La demanderesse reproduit l’argumentation développée devant les juridictions de fond, que la prestation versée par l’O.T.A.N. l’est, non en vertu d’une loi, mais sur la base du Règlement du personnel civil de cette organisation, qui institue un régime privé complémentaire aux régimes de pensions étatiques, comparable à une assurance de groupe privée ou à une pension extralégale, et que cette prestation est accordée par l’O.T.A.N., qui est une organisation internationale de droit public, dotée de la personnalité juridique, ne relevant pas du champ d’application de l’article 65, qui vise des acteurs étatiques.

La demanderesse soutient également que « l’arrêt donne de l’article 130 de l’arrêté royal du
25 novembre 1991 une interprétation (large) qu’il n’a pas et ne peut pas avoir, vu ses termes et son caractère d’exception, et l’interprétation restrictive qui en est la conséquence ».

L’arrêt commenté

La Cour rejette le pourvoi. Pour l’application de l’article 65, §§ 1er et 2, de l’arrêté royal du 25 novembre 1991, sont considérées comme pensions au sens de l’article 65, § 3, « les pensions de vieillesse, de retraite, d’ancienneté ou de survie et tous autres avantages en tenant lieu accordés 1° par ou en vertu d’une loi belge ou étrangère et 2° par un organisme de sécurité sociale, un pouvoir public, un établissement public ou d’utilité publique, belges ou étrangers.

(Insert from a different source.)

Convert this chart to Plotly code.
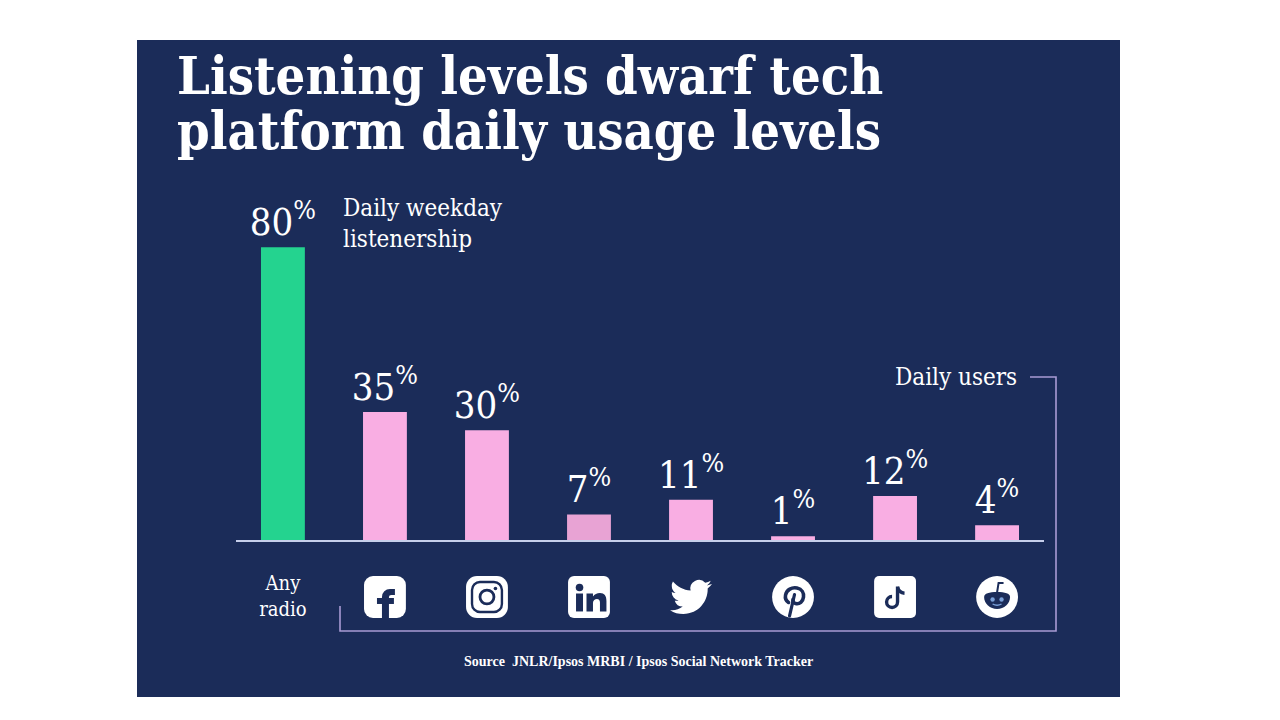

Cette définition inclut dans le champ d’application de la règle anti-cumul qu’elle concerne tout avantage tenant lieu de pension accordé au chômeur par une institution publique, fût-elle internationale, en vertu d’une norme générale et impersonnelle. »

Intérêt de la décision

A notre connaissance, aucun arrêt de la Cour de cassation n’avait statué sur la portée de cet article 65, § 3.

Un arrêt de la cour du travail de Bruxelles du 5 décembre 2019 (R.G. 2018/AB/778, publié sur www.terralaboris.be) avait déjà décidé que : « Pour l’application de l’article 65 de l’arrêté royal portant réglementation du chômage sont à considérer comme pensions les pensions de vieillesse, de retraite, d’ancienneté ou de survie et tous autres avantages en tenant lieu, accordés, par ou en vertu d’une loi belge ou étrangère, à l’intervention d’un organisme de sécurité sociale, d’un pouvoir public ou d’un établissement public ou d’utilité publique, belges ou étrangers. La généralité de ces termes commande d’y assimiler les avantages alloués par les institutions supranationales, comme, notamment, la pension versée au conjoint survivant d’un fonctionnaire européen. »

C’est cette interprétation large que l’arrêt commenté nous paraît confirmer.